I love the Japanese civilization in Rise of Nations. It is by far one of the strongest infantry civilizations in the game. There are of course the Mayans and the Aztecs who can give the Japanese a run for their money, but with Japanese barracks churning out units faster than any other barracks and with each unity being stronger than the normal unit, you can’t go wrong.
The civilization benefits are also geared in such a manner that it ensures that as ages advances, the Japanese will keep on becoming a stronger force to reckon with. The civilization benefits are as follows –
- Farms 50% cheaper, Farms and Fishermen produce +25% resources
- Build aircraft carriers 33% faster and ships are 10% cheaper
- Barrack Units do 5% extra damage vs buildings for each Age plus Military research
- Barrack Units built 10% faster, 7% cheaper,for each Age plus Military research
What this means is that the Japanese player can kick off a good boom at the start itself. Cheaper farms and +25% more food means more villagers to collect wood with. More resources at the start translates into ideal boom conditions.
Typically what I do is –
- Start with 5 farms at the start of the game (you have enough wood to do this)
- Then science 1 and civ 1
- Then a town to expand your territory
- Then commerce 1 and build an additional farm
- Then a woodmill and more farms
- Then a trade center and a temple
- Then science 2 and mil 1
- Tower for your frontier town and a barracks between your towns
- Complete the farms and get the rare resources
- Age. As you are aging start building heavy infantry
- Get the senate built and a despot (cheaper infantry and war resources)
- Get 5 HI, 1 archer, patriot and go mil 2
- Start towards your enemy town and start raiding (rare resources, merchants) but avoid frontal assault (you benefit later in the game)
- Get a siege workshop and have some siege engines built (2-3)
- Now go for the first town
Its downhill from then on. The key is to know that you are going to be stronger and stronger with your infantry (atleast till age VII, then you have stronger units). Take towns, and hold your lines. During those times build more units (infantry, light cavalry to take down archers and siege + supply wagons if needed). Use villagers to repair towns and build your barracks closer to the front lines.
Rare resources that you need to go after – Cotton and Whales
The Cotton will reduce unit production times by 25%, and Whales will give you the resources required to generate more Heavy Infantry.
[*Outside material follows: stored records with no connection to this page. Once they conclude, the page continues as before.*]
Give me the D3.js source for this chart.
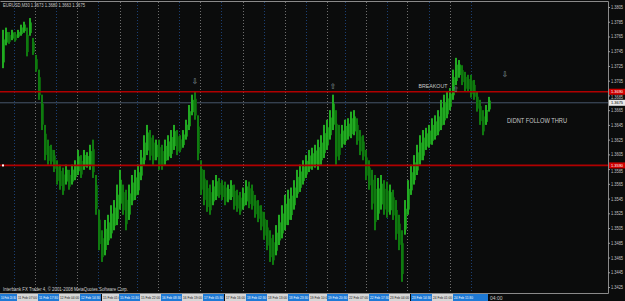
<!DOCTYPE html>
<html><head><meta charset="utf-8">
<script src="https://cdn.jsdelivr.net/npm/d3@7/dist/d3.min.js"></script>
<style>html,body{margin:0;padding:0;background:#0b0c0c;overflow:hidden}svg{display:block}</style>
</head><body><svg id="c" width="625" height="301"></svg>
<script>
// ---- data ----
const symbolHeader = "EURUSD,M30  1.3673 1.3680 1.3663 1.3675";
const copyright = "Interbank FX Trader 4, \u00A9 2001-2008 MetaQuotes Software Corp.";
const highs = [1.3774,1.3777,1.3771,1.3774,1.3771,1.3774,1.3781,1.3785,1.3777,1.3790,
1.3763,1.3740,1.3720,1.3686,1.3645,1.3625,1.3618,1.3611,1.3597,1.3591,
1.3587,1.3591,1.3584,1.3591,1.3597,1.3611,1.3604,1.3611,1.3608,1.3618,
1.3625,1.3577,1.3530,1.3502,1.3516,1.3523,1.3536,1.3543,1.3564,1.3584,
1.3564,1.3557,1.3564,1.3577,1.3584,1.3591,1.3611,1.3631,1.3645,1.3638,
1.3631,1.3625,1.3625,1.3618,1.3625,1.3631,1.3638,1.3645,1.3638,1.3631,
1.3638,1.3652,1.3672,1.3686,1.3690,1.3658,1.3597,1.3584,1.3570,1.3564,
1.3570,1.3577,1.3573,1.3570,1.3568,1.3564,1.3570,1.3564,1.3557,1.3554,
1.3560,1.3570,1.3568,1.3564,1.3550,1.3543,1.3536,1.3527,1.3516,1.3502,
1.3496,1.3509,1.3523,1.3536,1.3550,1.3557,1.3560,1.3570,1.3584,1.3591,
1.3597,1.3604,1.3611,1.3614,1.3618,1.3625,1.3631,1.3645,1.3652,1.3665,
1.3686,1.3665,1.3645,1.3645,1.3652,1.3654,1.3663,1.3665,1.3654,1.3638,
1.3631,1.3611,1.3597,1.3584,1.3577,1.3573,1.3577,1.3570,1.3568,1.3564,
1.3557,1.3543,1.3523,1.3502,1.3543,1.3570,1.3591,1.3604,1.3618,1.3631,
1.3638,1.3641,1.3645,1.3654,1.3658,1.3665,1.3679,1.3686,1.3690,1.3695,
1.3720,1.3736,1.3733,1.3726,1.3717,1.3713,1.3713,1.3706,1.3690,1.3679,
1.3665,1.3672,1.3683];
const lows = [1.3722,1.3753,1.3755,1.3760,1.3758,1.3763,1.3766,1.3770,1.3738,1.3766,
1.3740,1.3717,1.3679,1.3638,1.3597,1.3591,1.3591,1.3581,1.3564,1.3557,
1.3550,1.3564,1.3557,1.3564,1.3570,1.3577,1.3573,1.3584,1.3587,1.3584,
1.3573,1.3523,1.3475,1.3459,1.3468,1.3482,1.3491,1.3502,1.3509,1.3530,
1.3523,1.3502,1.3516,1.3536,1.3543,1.3550,1.3570,1.3591,1.3604,1.3597,
1.3591,1.3597,1.3584,1.3584,1.3591,1.3597,1.3600,1.3611,1.3604,1.3608,
1.3614,1.3625,1.3638,1.3658,1.3652,1.3597,1.3550,1.3536,1.3527,1.3523,
1.3536,1.3543,1.3546,1.3543,1.3536,1.3540,1.3543,1.3530,1.3527,1.3523,
1.3530,1.3536,1.3532,1.3530,1.3519,1.3513,1.3502,1.3489,1.3475,1.3459,
1.3455,1.3468,1.3482,1.3491,1.3502,1.3509,1.3516,1.3530,1.3546,1.3554,
1.3564,1.3573,1.3581,1.3584,1.3587,1.3584,1.3591,1.3600,1.3611,1.3625,
1.3638,1.3591,1.3597,1.3614,1.3618,1.3625,1.3627,1.3631,1.3618,1.3604,
1.3597,1.3570,1.3557,1.3530,1.3502,1.3516,1.3530,1.3523,1.3519,1.3523,
1.3516,1.3489,1.3475,1.3432,1.3496,1.3523,1.3550,1.3564,1.3577,1.3591,
1.3597,1.3611,1.3614,1.3618,1.3625,1.3631,1.3638,1.3645,1.3654,1.3665,
1.3679,1.3699,1.3709,1.3699,1.3690,1.3690,1.3682,1.3679,1.3663,1.3645,
1.3631,1.3645,1.3663];
const priceTicks = [1.3805,1.3785,1.3765,1.3745,1.3725,1.3705,1.3685,1.3665,1.3645,1.3625,
1.3605,1.3585,1.3565,1.3545,1.3525,1.3505,1.3485,1.3465,1.3445,1.3425];
const levelLines = [1.3690, 1.3590];
const currentPrice = 1.3675;
// time ticks expressed in bar units
const timeTickBars = [3.67,10.67,17.67,24.67,31.67,39,44.67,51.67,58.67,65.67,72.67,80,87,94,101,108,114,121,128,134.67,142,149,156];
const timeTickLabels = ["10 Feb 20:30","11 Feb 07:00","11 Feb 17:30","12 Feb 04:00","12 Feb 14:30","15 Feb 01:00","15 Feb 11:30","15 Feb 22:00","16 Feb 08:30","16 Feb 19:00","17 Feb 05:30","17 Feb 16:00","18 Feb 02:30","18 Feb 13:00","18 Feb 23:30","19 Feb 10:00","19 Feb 20:30","22 Feb 07:00","22 Feb 17:30","23 Feb 04:00","23 Feb 14:30","24 Feb 01:00","24 Feb 11:30"];
const lastTimeLabel = "04:00";
const arrowBars = [64, 110, 151, 167.3];
const arrowPrices = [1.3705, 1.3698, 1.3694, 1.3714];
const arrowGlyphs = ["\u21E9", "\u21E7", "\u21E7", "\u21E9"];
const noteTexts = ["BREAKOUT", "DIDNT FOLLOW THRU"];
const noteBars = [138.5, 168];
const notePrices = [1.3698, 1.3651];

// ---- layout ----
const W = 625, H = 301;
const plotRight = 608, plotBottom = 293;
const font = "Liberation Sans, Arial, sans-serif";
const svg = d3.select("#c");
svg.append("rect").attr("width", W).attr("height", H).attr("fill", "#0b0c0c");

const x = d3.scaleLinear().domain([0, highs.length - 1]).range([3, 489]);
const y = d3.scaleLinear().domain([1.3425, 1.3805]).range([287, 7]);

// vertical grid (alternating blue / grey dotted)
const grid = svg.append("g");
timeTickBars.forEach((b, i) => {
  const blue = i % 2 === 0;
  grid.append("line").attr("x1", Math.round(x(b)) + 0.5).attr("x2", Math.round(x(b)) + 0.5)
    .attr("y1", 2).attr("y2", plotBottom)
    .attr("stroke", blue ? "#1b3f73" : "#6e6e6e").attr("stroke-width", 1)
    .attr("stroke-dasharray", "1,2");
});

// current price grey line
svg.append("line").attr("x1", 0).attr("x2", plotRight).attr("y1", y(currentPrice)).attr("y2", y(currentPrice))
  .attr("stroke", "#46566a").attr("stroke-width", 1);

// bars
const bars = svg.append("g");
highs.forEach((h, i) => {
  const mid = (h + lows[i]) / 2;
  const prevMid = i > 0 ? (highs[i - 1] + lows[i - 1]) / 2 : mid;
  const up = mid >= prevMid;
  bars.append("rect")
    .attr("x", x(i) - 1).attr("width", 2)
    .attr("y", y(h)).attr("height", Math.max(1, y(lows[i]) - y(h)))
    .attr("fill", up ? "#22aa22" : "#0f7a0f");
  bars.append("line")
    .attr("x1", x(i) + 1.5).attr("x2", x(i) + 1.5)
    .attr("y1", y(h) + (y(lows[i]) - y(h)) * 0.25).attr("y2", y(lows[i]) - (y(lows[i]) - y(h)) * 0.15)
    .attr("stroke", up ? "#138a13" : "#0a5e0a").attr("stroke-width", 1);
});

// red level lines
levelLines.forEach(p => {
  svg.append("line").attr("x1", 0).attr("x2", plotRight).attr("y1", y(p)).attr("y2", y(p))
    .attr("stroke", "#b00000").attr("stroke-width", 1.6);
});
svg.append("rect").attr("x", 2).attr("y", y(levelLines[1]) - 1).attr("width", 2).attr("height", 2).attr("fill", "#ffffff");

// frame
svg.append("path").attr("d", `M0.5,1.5H${plotRight + 0.5}V${plotBottom + 0.5}H0`)
  .attr("fill", "none").attr("stroke", "#8a8a8a").attr("stroke-width", 1);

// price axis
const tagged = levelLines.concat([currentPrice]);
const axis = svg.append("g").attr("transform", `translate(${plotRight},0)`)
  .call(d3.axisRight(y).tickValues(priceTicks).tickFormat(d3.format(".4f")).tickSize(2).tickPadding(1));
axis.select(".domain").remove();
axis.selectAll(".tick line").attr("stroke", "#9a9a9a");
axis.selectAll(".tick text").attr("fill", "#c4c4c4").attr("font-size", 4.6)
  .attr("font-family", font)
  .attr("textLength", 12).attr("lengthAdjust", "spacingAndGlyphs")
  .attr("dy", d => {
    const near = tagged.some(p => p > d && y(d) - y(p) < 6);
    return near ? "0.65em" : "0.32em";
  });

// price tags
function tag(p, bg, fg) {
  svg.append("rect").attr("x", 609).attr("y", y(p) - 3).attr("width", 16).attr("height", 6).attr("fill", bg);
  svg.append("text").attr("x", 611).attr("y", y(p) + 1.5).text(d3.format(".4f")(p))
    .attr("fill", fg).attr("font-size", 4.4).attr("font-family", font)
    .attr("textLength", 12).attr("lengthAdjust", "spacingAndGlyphs");
}
levelLines.forEach(p => tag(p, "#d00000", "#ffffff"));
tag(currentPrice, "#e8e8e8", "#000000");

// time labels
const tl = svg.append("g");
timeTickBars.forEach((b, i) => {
  const blue = i % 2 === 0;
  const xr = Math.round(x(b)) + 3;
  const x0 = Math.max(0, xr - 21);
  tl.append("rect").attr("x", x0).attr("y", 294).attr("width", xr - x0).attr("height", 7)
    .attr("fill", blue ? "#1e7ad6" : "#d6d6d6");
  tl.append("text").attr("x", x0 + 1).attr("y", 299.3).text(timeTickLabels[i])
    .attr("fill", blue ? "#ffffff" : "#222222").attr("font-size", 3)
    .attr("font-family", font)
    .attr("textLength", xr - x0 - 2).attr("lengthAdjust", "spacingAndGlyphs");
});
{
  const xs = Math.round(x(timeTickBars[timeTickBars.length - 1])) + 3;
  tl.append("rect").attr("x", xs).attr("y", 294).attr("width", 14).attr("height", 7).attr("fill", "#1e7ad6");
  tl.append("text").attr("x", xs + 16).attr("y", 299.5).text(lastTimeLabel)
    .attr("fill", "#c4c4c4").attr("font-size", 5).attr("font-family", font);
}

// header & copyright
svg.append("text").attr("x", 3).attr("y", 7).text(symbolHeader).attr("fill", "#c8c8c8")
  .attr("font-size", 5).attr("font-family", font)
  .attr("textLength", 82).attr("lengthAdjust", "spacingAndGlyphs");
svg.append("text").attr("x", 3).attr("y", 290.5).text(copyright).attr("fill", "#d0d0d0")
  .attr("font-size", 4.5).attr("font-family", font)
  .attr("textLength", 125).attr("lengthAdjust", "spacingAndGlyphs");

// arrows
arrowBars.forEach((b, i) => {
  svg.append("text").attr("x", x(b)).attr("y", y(arrowPrices[i]) + 3).attr("text-anchor", "middle")
    .text(arrowGlyphs[i]).attr("fill", "#8fa0a8").attr("font-size", 7.5)
    .attr("font-family", "DejaVu Sans, sans-serif");
});
// notes
noteTexts.forEach((t, i) => {
  svg.append("text").attr("x", x(noteBars[i])).attr("y", y(notePrices[i]) + 2.5).text(t)
    .attr("fill", "#c8c8c8").attr("font-size", i === 0 ? 6.2 : 6.8).attr("font-family", font)
    .attr("textLength", i === 0 ? 29 : 60).attr("lengthAdjust", "spacingAndGlyphs");
});
</script></body></html>
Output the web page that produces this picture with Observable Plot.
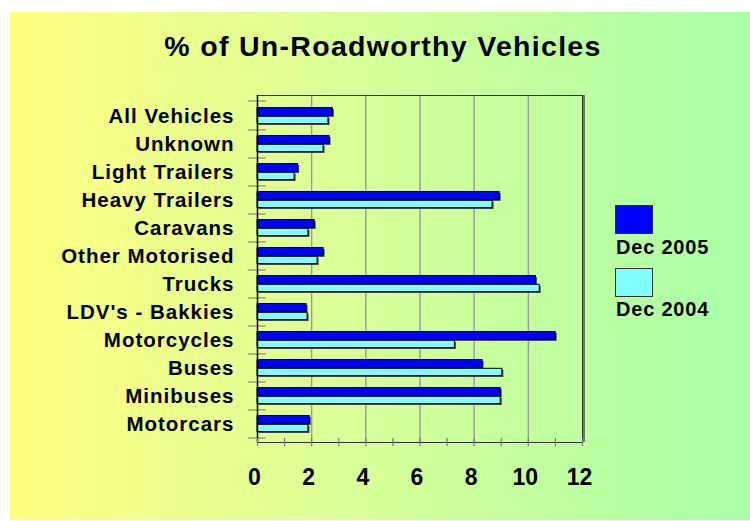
<!DOCTYPE html>
<html>
<head>
<meta charset="utf-8">
<script src="https://cdn.jsdelivr.net/npm/d3@7"></script>
<script src="https://cdn.jsdelivr.net/npm/@observablehq/plot@0.6"></script>
<style>
  html, body { margin: 0; padding: 0; background: #ffffff; }
  #wrap { position: relative; width: 750px; height: 521px; overflow: hidden; font-family: "Liberation Sans", Arial, sans-serif; }
  #bg { position: absolute; left: 10px; top: 12px; width: 740px; height: 508px;
        background: linear-gradient(to right, #FFFF80 0%, #DAFF98 45%, #A8FFA8 100%); }
  #title { position: absolute; left: 0; width: 766px; top: 30px; text-align: center;
           font-size: 28.5px; font-weight: bold; letter-spacing: 1.3px; color: #000; }
  #chart { position: absolute; left: 0; top: 0; }
  .lg-box { position: absolute; left: 615px; width: 36px; height: 27px; border: 1px solid #333; }
  .lg-txt { position: absolute; left: 616px; font-size: 20px; font-weight: bold; letter-spacing: 0.8px; color: #000; }
  #chart svg g[aria-label="y-axis tick label"] text { letter-spacing: 1px; }
</style>
</head>
<body>
<div id="wrap">
  <div id="bg"></div>
  <div id="chart"></div>
  <div id="title">% of Un-Roadworthy Vehicles</div>
  <div id="legend"></div>
</div>
<script>
const categories = ["All Vehicles", "Unknown", "Light Trailers", "Heavy Trailers", "Caravans",
  "Other Motorised", "Trucks", "LDV's - Bakkies", "Motorcycles", "Buses", "Minibuses", "Motorcars"];
const dec2005 = [2.78, 2.66, 1.50, 8.94, 2.11, 2.44, 10.28, 1.81, 11.01, 8.31, 8.98, 1.93];
const dec2004 = [2.62, 2.44, 1.37, 8.68, 1.88, 2.22, 10.42, 1.85, 7.29, 9.04, 8.98, 1.88];
const seriesNames = ["Dec 2005", "Dec 2004"];
const seriesColors = ["#0000FF", "#80FFFF"];
const xTicks = [0, 2, 4, 6, 8, 10, 12];
const minorTicks = [0, 1, 2, 3, 4, 5, 6, 7, 8, 9, 10, 11, 12];

const rows2005 = categories.map((c, i) => ({category: c, value: dec2005[i]}));
const rows2004 = categories.map((c, i) => ({category: c, value: dec2004[i]}));

const W = 750, H = 521, mL = 257, mR = 168, mT = 95, mB = 79;
const bw = (H - mT - mB) / categories.length;

const shadow = {fill: "#444", dx: 1.5, dy: 1.5};
const top2005 = {insetTop: 6.5, insetBottom: 13.6};
const top2004 = {insetTop: 15.3, insetBottom: 5.5};

const chart = Plot.plot({
  width: W, height: H,
  marginLeft: mL, marginRight: mR, marginTop: mT, marginBottom: mB,
  style: {background: "transparent", fontFamily: "'Liberation Sans', Arial, sans-serif", color: "#000", overflow: "visible"},
  x: {domain: [0, 12], axis: null, label: null},
  y: {domain: categories, padding: 0, axis: null, label: null},
  marks: [
    Plot.ruleX(xTicks.slice(1, -1), {stroke: "#999", strokeWidth: 1.4}),
    Plot.ruleX([12], {stroke: "#555", strokeWidth: 1.5, dx: 1.5}),
    Plot.frame({stroke: "#333", strokeWidth: 1}),
    Plot.barX(rows2005, {x: "value", y: "category", ...top2005, ...shadow}),
    Plot.barX(rows2004, {x: "value", y: "category", ...top2004, ...shadow}),
    Plot.barX(rows2005, {x: "value", y: "category", ...top2005, fill: seriesColors[0], stroke: "#000", strokeWidth: 1}),
    Plot.barX(rows2004, {x: "value", y: "category", ...top2004, fill: seriesColors[1], stroke: "#000", strokeWidth: 1}),
    Plot.ruleY(categories, {y: d => d, x1: -0.34, x2: 0.33, dy: bw / 2, stroke: "#888", strokeWidth: 1.2}),
    Plot.ruleY(categories.slice(0, 1), {y: d => d, x1: -0.34, x2: 0.33, dy: -bw / 2, stroke: "#888", strokeWidth: 1.2}),
    Plot.ruleX([0], {stroke: "#000", strokeWidth: 1.5}),
    Plot.axisX({ticks: minorTicks, tickSize: 8, dy: -4, tickFormat: () => "", stroke: "#777", strokeWidth: 1.2, label: null}),
    Plot.axisX({ticks: xTicks, tickSize: 0, tickPadding: 26, dx: -3, fontSize: 23, fontWeight: "bold", tickFormat: d => String(d), label: null}),
    Plot.axisY({tickSize: 0, tickPadding: 23, dy: 1, fontSize: 20.5, fontWeight: "bold", label: null})
  ]
});
document.getElementById("chart").appendChild(chart);

const legend = document.getElementById("legend");
const boxTops = [205, 268];
const textTops = [236, 298];
seriesNames.forEach((name, i) => {
  const box = document.createElement("div");
  box.className = "lg-box";
  box.style.top = boxTops[i] + "px";
  box.style.background = seriesColors[i];
  legend.appendChild(box);
  const t = document.createElement("div");
  t.className = "lg-txt";
  t.style.top = textTops[i] + "px";
  t.textContent = name;
  legend.appendChild(t);
});
</script>
</body>
</html>
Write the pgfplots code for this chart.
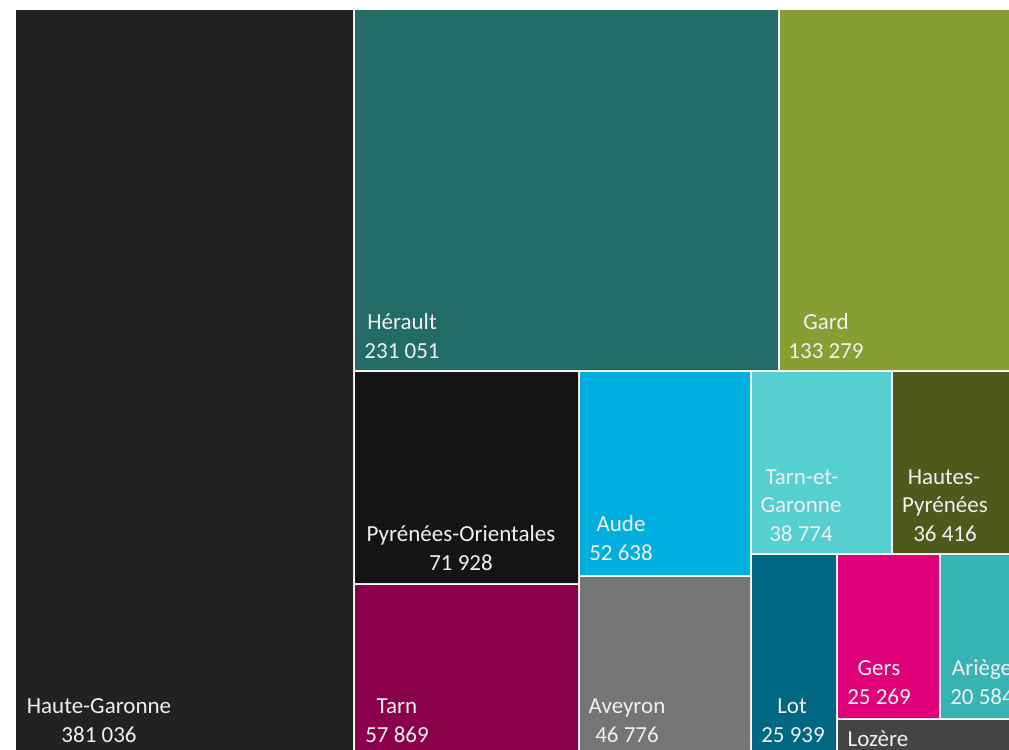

This tip is not more of a tip, but rather an interesting experiment which players can try to confound the attacking horde. For you to successfully pull this off, it is strongly suggested that you have a defensive army and are an experienced player.
One of my clan members gave me this idea, and I decided to try it out. The idea is simple and I feel like a fool that why could not I have thought this. You go for Forbidden City wonder, and build a Senate for that city … making it the Mega-Capital. Know that Forbidden City has a higher border push and being a wonder has oodles of hit points. You do this right, and put your capital wonder city right on the border of your kingdom and you suddenly have a veritable fortress city.
(Contribution from Ameya Mane) This will only work before the Industrial age, from then onwards normal cities have higher HPs!! Nevertheless, it could be a good military tactic to reduce capital timers.
There are a few drawbacks of this idea, first Forbidden City comes for a minimum of 250 Food, 250 Wood. Thus it cannot be your second city, also by this time you will have built a Senate. So while building your wonder, you will have to simultaneously raze your own Senate. If your Patriot dies during that time, then you will have to wait for the entire process to finish to get him back.